Most important, there is no possibility that thirty seconds of manipulative cinematography is going to “educate” or “show” anyone anything. It is possible to make an argument that acquiring a preference for nicotine has net downsides and is fundamentally different from other learned consumption preferences (though many of us disagree, of course). But such an argument is subtle and requires information and analysis. By contrast, “Real Cost” ads are designed to cause the audience to believe asserted conclusions without any information or arguments. Someone inclined to use FDA’s metaphor would have to observe that the ads are designed to reprogram people’s brains through trickery.
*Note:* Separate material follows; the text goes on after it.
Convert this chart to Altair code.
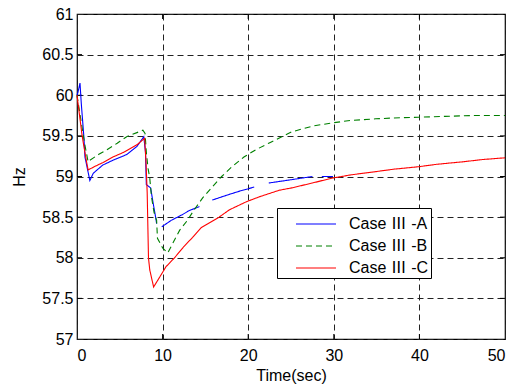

The new ad shows teens skating, bowling, and visiting a diner, using camerawork and a musical score that mimic a climactic scene in a horror movie. The kids are shown with mangled faces, another horror movie conceit and a subliminal suggestion about nonexistent physical harms. We quickly learn that this is meant to represent their mouths becoming deformed so that they can only interface with an e-cigarette. Specifically the shape interfaces with the rectangular Juul, further reinforcing the previously reported suspicion that FDA is working hand-in-glove with extremists in Congress like Sen. Chuck Schumer, who attacked that product specifically.
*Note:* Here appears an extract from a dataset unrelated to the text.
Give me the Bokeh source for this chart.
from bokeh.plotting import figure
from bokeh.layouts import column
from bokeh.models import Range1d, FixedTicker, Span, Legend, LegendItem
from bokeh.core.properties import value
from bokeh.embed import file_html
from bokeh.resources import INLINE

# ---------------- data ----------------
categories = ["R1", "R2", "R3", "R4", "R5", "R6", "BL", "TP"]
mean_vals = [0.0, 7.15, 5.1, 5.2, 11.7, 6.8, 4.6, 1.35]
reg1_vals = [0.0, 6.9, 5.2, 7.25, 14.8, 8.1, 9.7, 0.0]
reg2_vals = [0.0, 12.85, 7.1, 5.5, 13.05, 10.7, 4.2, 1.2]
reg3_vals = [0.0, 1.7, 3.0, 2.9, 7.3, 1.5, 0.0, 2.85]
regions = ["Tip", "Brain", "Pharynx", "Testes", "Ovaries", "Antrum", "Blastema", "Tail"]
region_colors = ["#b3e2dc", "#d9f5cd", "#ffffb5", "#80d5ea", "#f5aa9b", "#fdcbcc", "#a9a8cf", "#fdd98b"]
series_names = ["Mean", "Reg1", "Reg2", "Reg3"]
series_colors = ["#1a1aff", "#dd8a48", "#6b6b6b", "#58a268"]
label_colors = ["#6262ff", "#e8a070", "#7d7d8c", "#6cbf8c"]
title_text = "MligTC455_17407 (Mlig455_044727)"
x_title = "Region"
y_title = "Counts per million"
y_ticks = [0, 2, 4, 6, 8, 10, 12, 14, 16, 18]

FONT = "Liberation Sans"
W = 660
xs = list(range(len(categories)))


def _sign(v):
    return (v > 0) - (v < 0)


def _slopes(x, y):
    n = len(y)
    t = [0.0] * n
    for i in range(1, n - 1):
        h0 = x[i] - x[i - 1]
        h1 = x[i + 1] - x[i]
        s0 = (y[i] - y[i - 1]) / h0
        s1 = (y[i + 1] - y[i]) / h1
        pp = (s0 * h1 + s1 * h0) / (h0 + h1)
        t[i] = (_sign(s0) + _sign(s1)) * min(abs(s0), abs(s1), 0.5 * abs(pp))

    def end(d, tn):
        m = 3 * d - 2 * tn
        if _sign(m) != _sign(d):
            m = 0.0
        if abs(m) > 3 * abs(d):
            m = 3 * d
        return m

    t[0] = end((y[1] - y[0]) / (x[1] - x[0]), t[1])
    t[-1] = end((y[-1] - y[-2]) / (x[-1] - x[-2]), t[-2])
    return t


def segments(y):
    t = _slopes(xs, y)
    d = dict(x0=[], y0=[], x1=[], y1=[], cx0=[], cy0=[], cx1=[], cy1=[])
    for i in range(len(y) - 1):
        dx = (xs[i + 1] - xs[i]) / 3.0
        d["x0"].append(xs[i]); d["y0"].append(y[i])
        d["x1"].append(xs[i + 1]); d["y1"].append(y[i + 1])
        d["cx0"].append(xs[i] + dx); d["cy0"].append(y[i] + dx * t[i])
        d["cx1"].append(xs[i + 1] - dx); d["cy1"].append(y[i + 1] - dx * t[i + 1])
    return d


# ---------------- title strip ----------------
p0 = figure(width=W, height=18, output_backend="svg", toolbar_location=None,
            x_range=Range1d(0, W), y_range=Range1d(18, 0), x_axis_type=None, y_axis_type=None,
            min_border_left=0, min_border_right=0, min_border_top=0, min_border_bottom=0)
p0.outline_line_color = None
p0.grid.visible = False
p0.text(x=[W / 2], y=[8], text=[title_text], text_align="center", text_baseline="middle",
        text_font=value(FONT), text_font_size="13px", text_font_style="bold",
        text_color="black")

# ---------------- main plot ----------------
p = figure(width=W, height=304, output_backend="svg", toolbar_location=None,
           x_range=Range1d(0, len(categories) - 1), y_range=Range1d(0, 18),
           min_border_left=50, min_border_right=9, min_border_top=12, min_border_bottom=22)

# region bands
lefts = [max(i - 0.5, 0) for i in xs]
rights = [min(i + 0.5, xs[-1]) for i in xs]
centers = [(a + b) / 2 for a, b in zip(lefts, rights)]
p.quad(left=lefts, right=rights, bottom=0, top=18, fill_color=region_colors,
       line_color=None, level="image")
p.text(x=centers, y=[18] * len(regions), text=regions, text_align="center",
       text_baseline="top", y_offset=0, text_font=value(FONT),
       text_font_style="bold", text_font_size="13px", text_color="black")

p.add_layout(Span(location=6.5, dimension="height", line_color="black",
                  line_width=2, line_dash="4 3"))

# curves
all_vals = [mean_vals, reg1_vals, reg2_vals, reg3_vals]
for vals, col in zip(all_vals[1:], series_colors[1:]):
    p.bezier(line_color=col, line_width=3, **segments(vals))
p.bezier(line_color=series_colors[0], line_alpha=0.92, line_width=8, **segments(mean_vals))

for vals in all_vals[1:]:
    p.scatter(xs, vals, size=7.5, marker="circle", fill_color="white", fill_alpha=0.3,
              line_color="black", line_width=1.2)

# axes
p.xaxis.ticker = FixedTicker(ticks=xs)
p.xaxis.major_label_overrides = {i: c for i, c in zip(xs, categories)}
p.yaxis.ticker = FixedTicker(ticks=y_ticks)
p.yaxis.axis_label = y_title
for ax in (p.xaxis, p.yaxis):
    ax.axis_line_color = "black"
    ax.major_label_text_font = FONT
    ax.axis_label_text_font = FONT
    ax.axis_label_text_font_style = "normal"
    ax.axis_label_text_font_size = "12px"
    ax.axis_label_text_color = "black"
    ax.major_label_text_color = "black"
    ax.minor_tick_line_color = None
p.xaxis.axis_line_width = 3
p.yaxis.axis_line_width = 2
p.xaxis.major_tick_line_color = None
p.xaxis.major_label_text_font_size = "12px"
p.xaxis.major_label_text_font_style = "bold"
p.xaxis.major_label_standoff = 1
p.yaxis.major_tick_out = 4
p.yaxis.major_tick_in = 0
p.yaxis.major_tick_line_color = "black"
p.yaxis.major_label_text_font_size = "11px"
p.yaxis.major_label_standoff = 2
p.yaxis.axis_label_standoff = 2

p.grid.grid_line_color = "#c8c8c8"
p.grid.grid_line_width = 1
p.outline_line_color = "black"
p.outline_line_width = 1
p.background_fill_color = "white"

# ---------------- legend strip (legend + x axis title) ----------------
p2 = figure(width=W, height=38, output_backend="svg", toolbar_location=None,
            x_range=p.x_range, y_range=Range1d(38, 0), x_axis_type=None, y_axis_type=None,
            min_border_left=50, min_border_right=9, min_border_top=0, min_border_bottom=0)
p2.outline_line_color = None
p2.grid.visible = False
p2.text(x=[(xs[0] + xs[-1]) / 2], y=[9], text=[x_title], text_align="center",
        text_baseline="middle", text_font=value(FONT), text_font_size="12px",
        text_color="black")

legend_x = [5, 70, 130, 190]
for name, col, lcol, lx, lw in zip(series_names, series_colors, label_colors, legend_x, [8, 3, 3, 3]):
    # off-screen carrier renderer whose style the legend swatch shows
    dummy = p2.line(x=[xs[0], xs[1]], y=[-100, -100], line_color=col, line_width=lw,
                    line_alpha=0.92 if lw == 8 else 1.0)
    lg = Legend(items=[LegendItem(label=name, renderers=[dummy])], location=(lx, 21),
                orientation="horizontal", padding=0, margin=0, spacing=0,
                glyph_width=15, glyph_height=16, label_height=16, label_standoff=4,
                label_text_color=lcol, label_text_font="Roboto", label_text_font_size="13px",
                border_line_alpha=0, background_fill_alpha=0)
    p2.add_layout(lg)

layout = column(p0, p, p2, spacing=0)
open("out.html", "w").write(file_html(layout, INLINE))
The voiceover simply asserts the claims presented in the introduction. The scary imagery and soundtrack are intended to make scientifically uninteresting phrases like “deliver nicotine to your brain” sound ominous and threatening. It is difficult to overstate the irony of using information-free emotional manipulation to convince the audience that something else “programs” the brain.
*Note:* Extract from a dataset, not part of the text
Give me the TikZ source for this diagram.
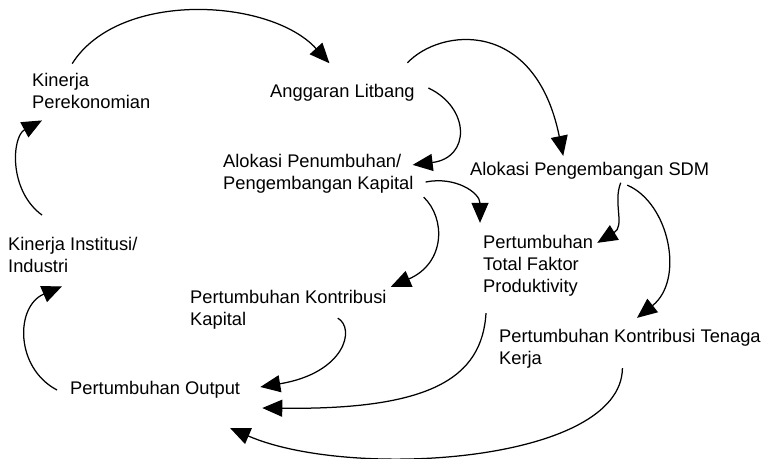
\documentclass[tikz,border=0pt]{standalone}
\usepackage{fontspec}
\setmainfont{Liberation Sans}
\usepackage{tikz}
\usetikzlibrary{arrows.meta}

\begin{document}
\begin{tikzpicture}[x=1pt,y=1pt,
    lbl/.style={anchor=west, align=left, inner sep=0pt,
      font=\fontsize{18.3}{22}\selectfont},
    flow/.style={line width=1.25pt, -{Triangle[length=20pt,width=17pt]}}]
  \path[use as bounding box] (0,0) rectangle (770,458);
  \fill[white] (0,0) rectangle (770,458);
  % factors
  \node[lbl] (kp)   at (32,367.5) {Kinerja\\Perekonomian};
  \node[lbl] (ang)  at (270,365)  {Anggaran Litbang};
  \node[lbl] (akap) at (223,284)  {Alokasi Penumbuhan/\\Pengembangan Kapital};
  \node[lbl] (asdm) at (470,287)  {Alokasi Pengembangan SDM};
  \node[lbl] (kii)  at (8,203)    {Kinerja Institusi/\\Industri};
  \node[lbl] (tfp)  at (483,192)  {Pertumbuhan\\Total Faktor\\Produktivity};
  \node[lbl] (pkk)  at (190,148)  {Pertumbuhan Kontribusi\\Kapital};
  \node[lbl] (pktk) at (499,109)  {Pertumbuhan Kontribusi Tenaga\\Kerja};
  \node[lbl] (po)   at (70,68)    {Pertumbuhan Output};
  % outer loop
  \draw[flow] ([shift={(-19,9)}]kp.north) .. controls +(47,74) and +(-59,65) .. ([shift={(-13,21)}]ang.north);
  \draw[flow] ([shift={(34,22)}]kii.north west) .. controls +(-34,25) and +(-30,-16) .. ([shift={(10,-12)}]kp.south west);
  \draw[flow] ([shift={(-13,0)}]po.west) .. controls +(-42,22) and +(-47,-20) .. ([shift={(54,-13.4)}]kii.south west);
  % litbang allocation
  \draw[flow] ([shift={(13.5,5)}]ang.east) .. controls +(42,-20) and +(58,7) .. ([shift={(-1,-10.6)}]akap.north east);
  \draw[flow] ([shift={(-7.5,21.4)}]ang.north east) .. controls +(33,35) and +(-28,138) .. ([shift={(-26.5,6.4)}]asdm.north);
  % capital branch
  \draw[flow] ([shift={(12,-8)}]akap.east) .. controls +(30,6) and +(0,30) .. ([shift={(-3,12.4)}]tfp.north west);
  \draw[flow] ([shift={(10,-3.4)}]akap.south east) .. controls +(22,-21) and +(55,24) .. ([shift={(4,3.4)}]pkk.north east);
  % sdm branch
  \draw[flow] ([shift={(31,-3)}]asdm.south) .. controls +(-8,-20) and +(28,17) .. ([shift={(4,-7.6)}]tfp.north east);
  \draw[flow] ([shift={(37.5,-5.4)}]asdm.south) .. controls +(42,-18) and +(48,38) .. ([shift={(138,11.4)}]pktk.north west);
  % growth of output
  \draw[flow] ([shift={(-49,11.6)}]pkk.south east) .. controls +(18,-10) and +(85,14) .. ([shift={(20,3)}]po.east);
  \draw[flow] ([shift={(3,-16.4)}]tfp.south west) .. controls +(-4,-65) and +(168,-2) .. ([shift={(22,-18)}]po.east);
  \draw[flow] ([shift={(-7.5,0.6)}]pktk.south) .. controls +(-1,-95) and +(120,-52) .. ([shift={(75,-29.4)}]po.south);
\end{tikzpicture}
\end{document}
After the ad, the video concludes by stating that “Ads will be placed where teenagers spend their time, and they will be directed to the website to learn more.” The referenced website does not appear to yet exist. In his follow-up comments at the symposium, Gottlieb states that a “full scale” campaign will start in 2018.
The good news for vapers is that if this is the only messaging, it will minimize how much they are subject to spillover harassment. Vapers will not be confronted by friends telling them to worry about some supposed health risk from vaping. The easy response to friends who have been taken in by this propaganda and say “but don’t you know that vaping delivers nicotine to your brain!” is “um, yeah, that is why I like it.”